Os argumentos contidos na Exposição de Motivos que acompanham o PL indicam que a instituição do mecanismo não atingiu os objetivos pretendidos e, ainda mais, apenas privilegiam uma reduzida massa de investidores. Não cabe aqui quaisquer considerações sobre os argumentos ou conclusões ventiladas na EM.
Também não tecerei comentários sobre a qualidade redacional do PL, que, se vier a ser aprovado na forma como está, poderá dar margem a diversas discussões judiciais[i].
Para aqueles que não estão familiarizados como o mecanismo dos JSCP, esclareço que ele permite a dedução, como despesa financeira, na apuração do Imposto de Renda da Pessoa Jurídica (IRPJ) e da Contribuição Social sobre o Lucro Líquido (CSLL), do valor pago aos acionistas/cotistas, observado certos limites. Em contrapartida, sobre o valor pago aos acionistas/cotistas pessoas físicas incide a tributação exclusiva na fonte de 15%. Para os acionistas/cotistas pessoas jurídicas a retenção na fonte é considerada como antecipação do imposto devido na Declaração Anual da Pessoa Jurídica, hoje ECF.
Em resumo, a imputação dos JSCP como despesa financeira da empresa pagadora reduz a tributação desta, mas, por outro lado, aumenta a tributação do seu acionista/cotista que poderia, alternativamente, receber tal distribuição sem incidência de tributo (como dividendos/lucros), pelo menos até o momento. Quem se aproveita da economia tributária é a empresa pagadora dos JCSP, melhorando sua capitalização. Evidentemente, tal circunstância, gera benefícios para o acionista/cotista, na forma de melhor capitalização ou capacidade de investimento. Nesse aspecto, poder-se-ia aqui fazer uma alongada contestação dos apontamentos feitos na EM que encaminhou o PL, mas deixemos as discussões políticas à parte.
Fato é que, se aprovado, o PL extinguirá, a partir de 1º de janeiro de 2.024, a possibilidade de pagamento dos JSCP. Todavia, na redação atual, o PL assegura a possibilidade de aplicação desse mecanismo no ano-calendário de 2.023, mesmo que os valores sejam pagos ou creditados no ano de 2.024.
Ressalto que existência de vantagem fiscal na utilização do instrumento JSCP não é uníssona entre os proprietários de empresas. Grandes corporações o empregam, pois têm foco na vantagem tributária que privilegia o empreendimento, sem prejuízo para seus acionistas, vis-a-vis os mandamentos da Lei das Sociedades por Ações e as regras do mercado de valores mobiliários.
Entidades de menor porte, geralmente empresas limitadas, seguem as preferências de seus cotistas controladores. A esses cabe aqui um alerta.

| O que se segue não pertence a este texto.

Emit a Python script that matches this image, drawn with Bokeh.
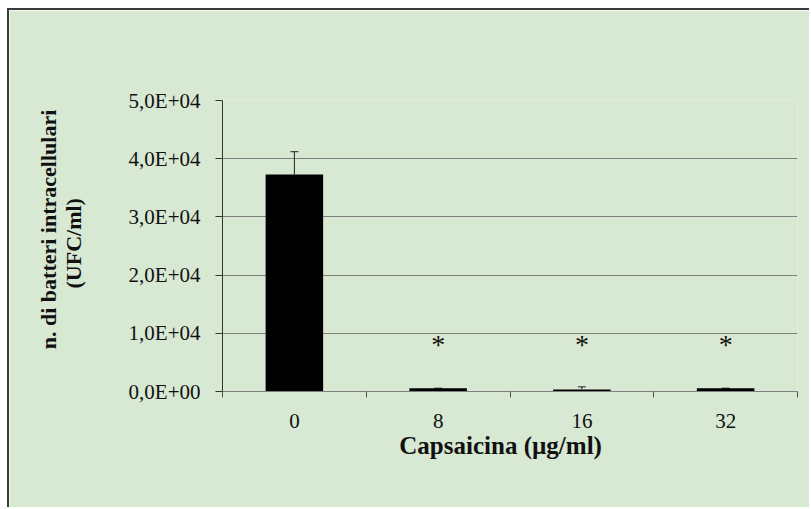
from bokeh.plotting import figure
from bokeh.models import ColumnDataSource, FixedTicker, Whisker, TeeHead, Range1d
from bokeh.core.properties import value
from bokeh.embed import file_html
from bokeh.resources import INLINE

# ---- data ----
categories = ["0", "8", "16", "32"]
counts = [37300, 570, 350, 570]          # UFC/ml
errors = [3900, 0, 450, 0]               # upper error
signif = ["", "*", "*", "*"]
signif_level = 8100
y_ticks = [0, 10000, 20000, 30000, 40000, 50000]
y_tick_labels = ["0,0E+00", "1,0E+04", "2,0E+04", "3,0E+04", "4,0E+04", "5,0E+04"]

BG = "#D7E8D3"
FONT = "Liberation Serif"
NB = "\u00a0"

xs = [i + 0.5 for i in range(len(categories))]
bounds = [i for i in range(len(categories) + 1)]

src = ColumnDataSource(dict(
    x=xs, top=counts,
    upper=[c + e for c, e in zip(counts, errors)],
))

p = figure(width=802, height=499, output_backend="svg", toolbar_location=None,
           x_range=Range1d(0, len(categories)), y_range=Range1d(0, 50000),
           background_fill_color=BG, border_fill_color=BG,
           min_border_left=213, min_border_right=14,
           min_border_top=90, min_border_bottom=118)
p.outline_line_color = None
p.styles = {"margin-left": "7px", "margin-top": "8px",
            "border-top": "2px solid #3a3a3a", "border-left": "2px solid #3a3a3a"}

p.vbar(x="x", top="top", width=0.4, source=src, fill_color="black", line_color=None)
p.add_layout(Whisker(base="x", upper="upper", lower="top", source=src,
                     line_color="#222222", line_width=1,
                     upper_head=TeeHead(size=8, line_color="#222222", line_width=1),
                     lower_head=None))

sx = [x for x, s in zip(xs, signif) if s]
st = [s for s in signif if s]
p.text(x=sx, y=[signif_level] * len(sx), text=st, text_font=value(FONT),
       text_font_size="28px", text_align="center", text_baseline="middle",
       text_color="#111111")

# grid
p.xgrid.grid_line_color = None
p.ygrid.grid_line_color = "#7f7f7f"
p.ygrid.grid_line_width = 1

# x axis
xa = p.xaxis[0]
xa.ticker = FixedTicker(ticks=xs, minor_ticks=bounds)
xa.major_label_overrides = {x: c for x, c in zip(xs, categories)}
xa.major_tick_out = 0
xa.major_tick_in = 0
xa.minor_tick_out = 6
xa.minor_tick_in = 0
xa.minor_tick_line_color = "#555555"
xa.axis_line_color = "#7f7f7f"
xa.major_label_standoff = 16
xa.major_label_text_font = FONT
xa.major_label_text_font_size = "21px"
xa.major_label_text_color = "#111111"
xa.axis_label = "Capsaicina (µg/ml)" + NB * 3
xa.axis_label_text_font = FONT
xa.axis_label_text_font_style = "bold"
xa.axis_label_text_font_size = "25px"
xa.axis_label_text_color = "#111111"
xa.axis_label_standoff = 1

# y axis
ya = p.yaxis[0]
ya.ticker = FixedTicker(ticks=y_ticks, minor_ticks=[])
ya.major_label_overrides = {t: l for t, l in zip(y_ticks, y_tick_labels)}
ya.major_tick_out = 7
ya.major_tick_in = 0
ya.major_tick_line_color = "#333333"
ya.axis_line_color = "#333333"
ya.major_label_standoff = 15
ya.major_label_text_font = FONT
ya.major_label_text_font_size = "21px"
ya.major_label_text_color = "#111111"
ya.axis_label = NB * 6 + "n. di batteri intracellulari\n" + NB + "(UFC/ml)"
ya.axis_label_text_font = FONT
ya.axis_label_text_font_style = "bold"
ya.axis_label_text_font_size = "22px"
ya.axis_label_text_line_height = 1.0
ya.axis_label_text_color = "#111111"
ya.axis_label_standoff = 40

open("out.html", "w").write(file_html(p, INLINE))
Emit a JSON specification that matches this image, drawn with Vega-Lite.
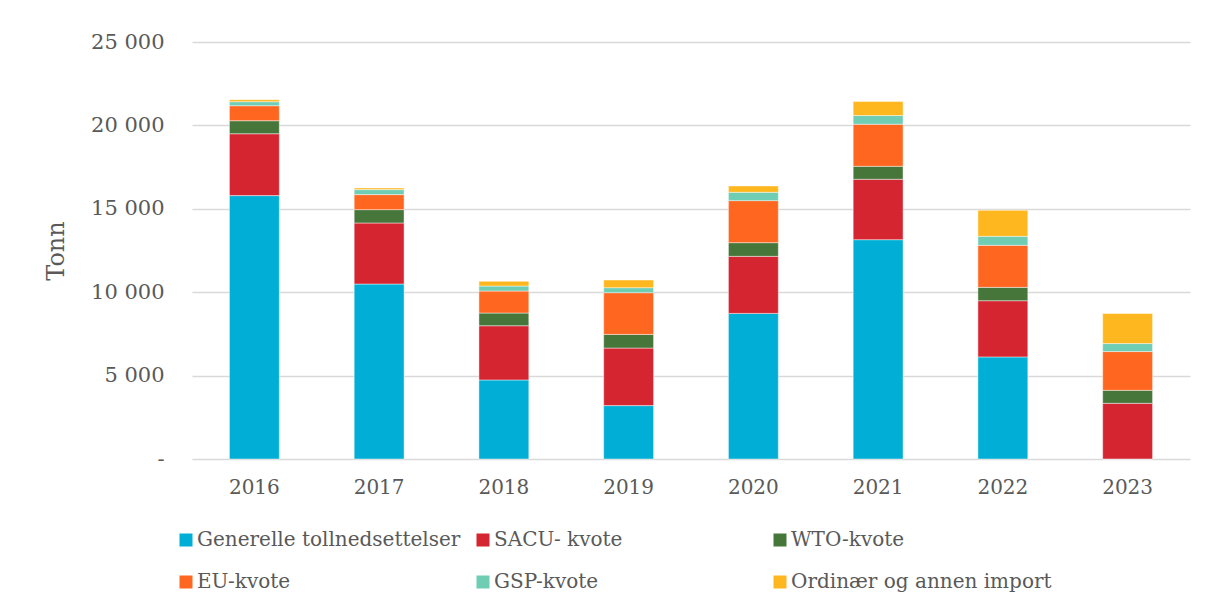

Considerado o binômio empresa-acionista/cotista, a utilização dos JSCP é financeira e economicamente vantajosa. Se de um lado o acionista/cotista é onerado com 15% de imposto de renda na fonte sobre o valor recebido, de outro a empresa pagadora deduz integralmente o valor pago nas bases de cálculo do IRPJ e CSLL (no mínimo, algo em torno de 34%, nas empresas sujeitas ao lucro real[ii]). Empresas que não o utilizaram, diante de sua iminente extinção, deveriam reavaliar tal decisão.
Ao reavaliar as circunstâncias, é essencial tomar em conta as recentes decisões proferidas pelo Superior Tribunal de Justiça (STJ) no tocante à dedutibilidade dos JCSP.
A discussão da dedução “extemporânea” dos JSCP foi travada em pelo menos dois Recursos Especiais no STJ. O mérito da discussão centra-se na possibilidade de reconhecer e deduzir o valor dos JSCP de anos anteriores no exercício financeiro em curso.
A 2ª Turma do STJ decidiu favoravelmente aos contribuintes, em 2022, no REsp 1.955.120/SP, no sentido de que é possível a distribuição dos JCP em exercício atual, calculado com base no patrimônio líquido de períodos-base anteriores, desde que respeitado os limites fixados no artigo 9º, da Lei nº 9.249/1995. Em 20 de junho último, a 1ª Turma decidiu da mesma forma no REsp 1.971.537/SP.
Parece assim, que está consolidado o entendimento favorável aos contribuintes nas duas turmas que integram a 1ª Seção do STJ.
Por sua vez, o Supremo Tribunal Federal (STF) já deu a entender que a controvérsia envolve interpretação da legislação federal e que, portanto, trata de questão infraconstitucional, a cargo do STJ.
Assim, aqueles que tiverem a intenção de utilizar o benefício dos JSCP, pela última vez antes da sua extinção, devem conduzir análise cuidadosa sobre as vantagens e eventuais riscos.